The Budget has again ignored the construction of rural godowns. The farmers are forced to sell immediately after the harvest to repay loans taken in connection with agricultural operations as well as to meet other consumption needs. If there were a network of cooperative marketing godowns they could store their produce and get pledge loans from banks on the hypothecation of the produce. This could ensure them fair prices afterwards while at present they may have to sell at a price which may not cover their cost of production. The Budget has provided Rs 174 crores only for agricultural marketing out of which a small part has been earmarked for construction of rural godowns. The government gives a small subsidy for construction of rural godowns but the resource-poor farmers are unable to avail it. Every village Panchayat has a Panchayat Bhawan for holding meetings. It remains vacant or is used as a drawing-cum-guest room of the village Pradhan. It can be more productively utilised if it could be converted into a godown. Every farmer can be provided with a Kisan Credit Card with a higher limit for pledge loans along with crop loans. This will enable the farmers to get pledge loans easily and become instrumental in mitigating their lot through price mechanism.2

All in all the Budget provisions are so meagre that it can have hardly any impact on the growth in the commodity producing sectors, particularly agriculture. Nor can it create adequate job opportunities to arrest the deteriorating employment situation. Employment in the organised sector at 264.6 lakhs in 2005 was lower than what it was in 1991. What the country needs is massive investment, both public and private, more so in the former as investment in infrastructure can be intensified only by public investment.
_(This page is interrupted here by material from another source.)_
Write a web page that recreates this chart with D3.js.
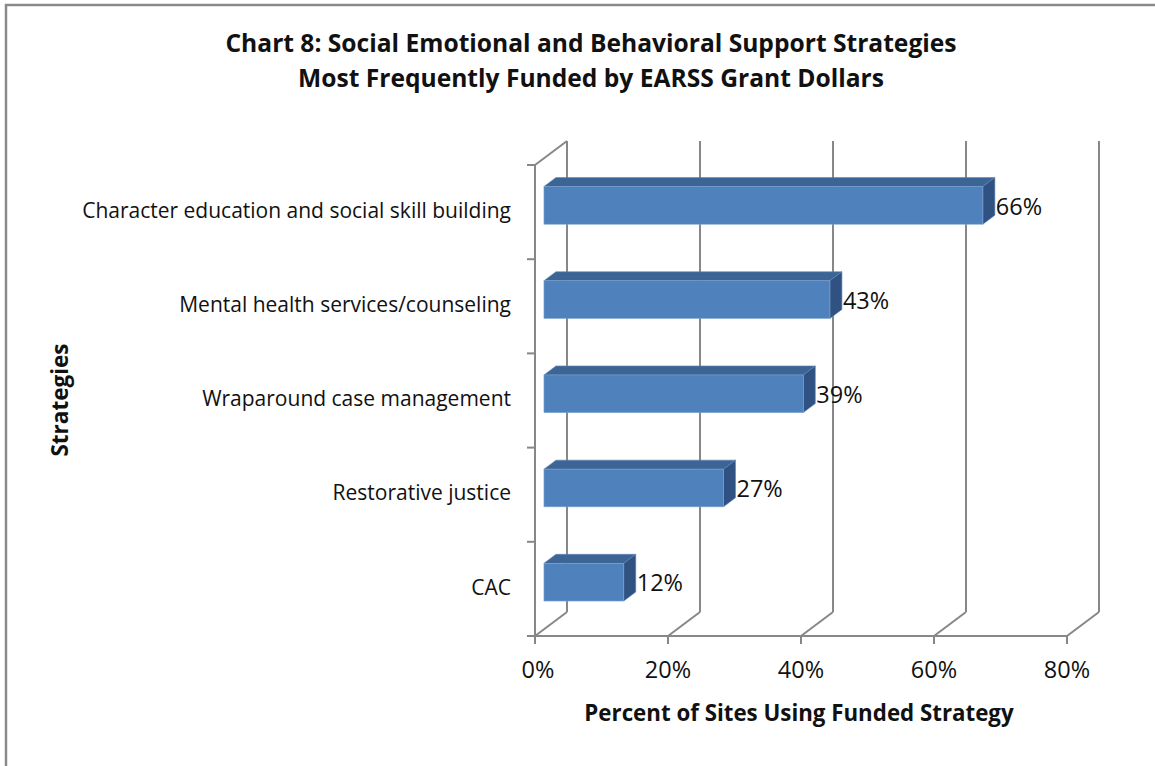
<!DOCTYPE html>
<html>
<head>
<meta charset="utf-8">
<script src="https://cdn.jsdelivr.net/npm/d3@7"></script>
<style>
  html, body { margin: 0; padding: 0; background: #fff; }
  svg { display: block; }
  text { font-family: "Open Sans", Lato, sans-serif; fill: #111; }
</style>
</head>
<body>
<svg id="chart" width="1155" height="766"></svg>
<script>
// Strategies and the share of sites using each one (percent)
const categories = [
  "Character education and social skill building",
  "Mental health services/counseling",
  "Wraparound case management",
  "Restorative justice",
  "CAC"
];
const values = [66, 43, 39, 27, 12];
const xTicks = [0, 20, 40, 60, 80];
const titleLines = [
  "Chart 8: Social Emotional and Behavioral Support Strategies",
  "Most Frequently Funded by EARSS Grant Dollars"
];
const xTitle = "Percent of Sites Using Funded Strategy";
const yTitle = "Strategies";

const svg = d3.select("#chart");
const W = 1155, H = 766;

svg.append("rect").attr("width", W).attr("height", H).attr("fill", "#fff");
// outer chart frame (runs off the right and bottom edges)
svg.append("rect")
  .attr("x", 6).attr("y", 5).attr("width", W + 20).attr("height", H + 20)
  .attr("fill", "none").attr("stroke", "#8a8a8a").attr("stroke-width", 2.5);

// plot geometry: front plane and the receding depth of the 3-D box
const front = { left: 535, right: 1067, top: 165, bottom: 636 };
const depth = { dx: 32, dy: -24 };
const barDepthStart = 0.28, barDepthSize = 0.375;

const x = d3.scaleLinear().domain([0, 80]).range([front.left, front.right]);
const yBand = d3.scaleBand().domain(categories).range([front.top, front.bottom]).padding(0);
const y = d3.scaleBand().domain(categories).range([front.top, front.bottom])
  .paddingInner(0.6).paddingOuter(0.3);

const grid = "#878787";
const g = svg.append("g");

// back-wall gridlines and floor diagonals
xTicks.forEach(t => {
  const fx = x(t);
  g.append("line")
    .attr("x1", fx + depth.dx).attr("x2", fx + depth.dx)
    .attr("y1", front.top + depth.dy).attr("y2", front.bottom + depth.dy)
    .attr("stroke", grid).attr("stroke-width", 2);
  g.append("line")
    .attr("x1", fx).attr("y1", front.bottom)
    .attr("x2", fx + depth.dx).attr("y2", front.bottom + depth.dy)
    .attr("stroke", grid).attr("stroke-width", 2);
  // tick below the floor edge
  g.append("line")
    .attr("x1", fx).attr("x2", fx)
    .attr("y1", front.bottom).attr("y2", front.bottom + 8)
    .attr("stroke", grid).attr("stroke-width", 2);
});

// left wall: front edge and top diagonal
g.append("line")
  .attr("x1", front.left).attr("x2", front.left)
  .attr("y1", front.top).attr("y2", front.bottom)
  .attr("stroke", grid).attr("stroke-width", 2);
g.append("line")
  .attr("x1", front.left).attr("y1", front.top)
  .attr("x2", front.left + depth.dx).attr("y2", front.top + depth.dy)
  .attr("stroke", grid).attr("stroke-width", 2);
// floor front edge
g.append("line")
  .attr("x1", front.left).attr("x2", front.right)
  .attr("y1", front.bottom).attr("y2", front.bottom)
  .attr("stroke", grid).attr("stroke-width", 2);

// category ticks on the value-axis wall
const boundaries = categories.map(c => yBand(c)).concat([front.bottom]);
boundaries.forEach(b => {
  g.append("line")
    .attr("x1", front.left - 8).attr("x2", front.left)
    .attr("y1", b).attr("y2", b)
    .attr("stroke", grid).attr("stroke-width", 2);
});

// 3-D bars
const ox = depth.dx * barDepthStart, oy = depth.dy * barDepthStart;
const bx = depth.dx * barDepthSize, by = depth.dy * barDepthSize;
const bars = svg.append("g").selectAll("g.bar")
  .data(categories.map((c, i) => ({ c, v: values[i] })))
  .join("g").attr("class", "bar");

bars.each(function (d) {
  const gb = d3.select(this);
  const x0 = x(0) + ox, x1 = x(d.v) + ox;
  const y0 = y(d.c) + oy, y1 = y0 + y.bandwidth();
  // top face
  gb.append("path")
    .attr("d", `M${x0},${y0}L${x0 + bx},${y0 + by}L${x1 + bx},${y0 + by}L${x1},${y0}Z`)
    .attr("fill", "#3c6596").attr("stroke", "#5c86b8").attr("stroke-width", 0.6);
  // side face
  gb.append("path")
    .attr("d", `M${x1},${y0}L${x1 + bx},${y0 + by}L${x1 + bx},${y1 + by}L${x1},${y1}Z`)
    .attr("fill", "#2f5282").attr("stroke", "#5c86b8").attr("stroke-width", 0.6);
  // front face
  gb.append("rect")
    .attr("x", x0).attr("y", y0).attr("width", x1 - x0).attr("height", y1 - y0)
    .attr("fill", "#4f81bd").attr("stroke", "#7ea3d0").attr("stroke-width", 0.6);
  // value label
  gb.append("text")
    .attr("x", x1 + bx + 1).attr("y", (y0 + y1) / 2 + 3)
    .attr("dominant-baseline", "middle")
    .attr("font-size", 23.5)
    .text(d.v + "%");
});

// category labels
svg.append("g").selectAll("text")
  .data(categories).join("text")
  .attr("x", 511)
  .attr("y", c => yBand(c) + yBand.bandwidth() / 2)
  .attr("text-anchor", "end").attr("dominant-baseline", "middle")
  .attr("font-size", 21)
  .text(c => c);

// value-axis tick labels
svg.append("g").selectAll("text")
  .data(xTicks).join("text")
  .attr("x", t => x(t) + (t === 0 ? 3 : 0))
  .attr("y", 672)
  .attr("text-anchor", "middle").attr("dominant-baseline", "middle")
  .attr("font-size", 23.5)
  .text(t => t + "%");

// titles
svg.append("g").selectAll("text")
  .data(titleLines).join("text")
  .attr("x", 591).attr("y", (d, i) => 45 + i * 35)
  .attr("text-anchor", "middle").attr("dominant-baseline", "middle")
  .attr("font-size", 24.6).attr("font-weight", "bold")
  .text(d => d);

svg.append("text")
  .attr("x", 799).attr("y", 715)
  .attr("text-anchor", "middle").attr("dominant-baseline", "middle")
  .attr("font-size", 22.3).attr("font-weight", "bold")
  .text(xTitle);

svg.append("text")
  .attr("transform", "translate(62,400) rotate(-90)")
  .attr("text-anchor", "middle").attr("dominant-baseline", "middle")
  .attr("font-size", 22.5).attr("font-weight", "bold")
  .text(yTitle);
</script>
</body>
</html>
All this requires massive resource mobilisation and its productive deployment. But there appears to be no such approach. The tax- GDP ratio in India at 12 per cent is less than half of what it is in many developed countries and some of the developing countries. There are exemptions galore which make the effective tax rate only half of the statutory rate. On account of these exemptions the annual loss to the exchequer was Rs 278,644 crores in 2007-08 as per the Receipt Budget 2008-09. (pp. 58) Instead of withdrawing the exemptions the income tax payers have been given a bonanza of Rs 30,000 crores. Reduction in excise duty of various consumer durables will further benefit them. Wealth and estate duty and gift tax were abolished long back although many other countries have high rates of these taxes. Securities Transaction Tax will fetch only Rs 9000 crores in 2008-09 although the daily securities transaction is of the order of Rs 15,000 crores. If tax exemptions are withdrawn and income and wealth of the richer class are suitably taxed, there will be no need for borrowings which are currently of the order of Rs 133,000 crores. This will lessen the interest burden which will take away Rs 191,000 crores in the current year. That way the budgetary expenditure can be doubled leading to a much faster growth of the economy, more so its commodity producing sectors.

NOTES

1. World Bank and NCAER, 2003, The Rural Finance Access Survey and World Bank, 2004, Scalling up Access to Finance for India’s Rural Poor.
- 2. Price mechanism has been utilised to extract rural surplus to finance industrialisation in all the developed countries. The ruling class in India also wants to keep agricultural prices as low as possible. A latecomer on the scene, India can compete in the global market only on the basis of cheap labour and cheap agricultural raw materials. Likewise when the government goes in for procurement of foodgrains it offers a price which covers the cost of production only and does not provide for any profit. Still the farmers prefer to sell as the private trader offers still lower price. It imports wheat at double the prevailing market price rather than pay a bit higher price to its own farmers lest the internal prices may rise.

The author is an Honorary Fellow, Govind Ballabh Pant Social Science Institute, Allahabad.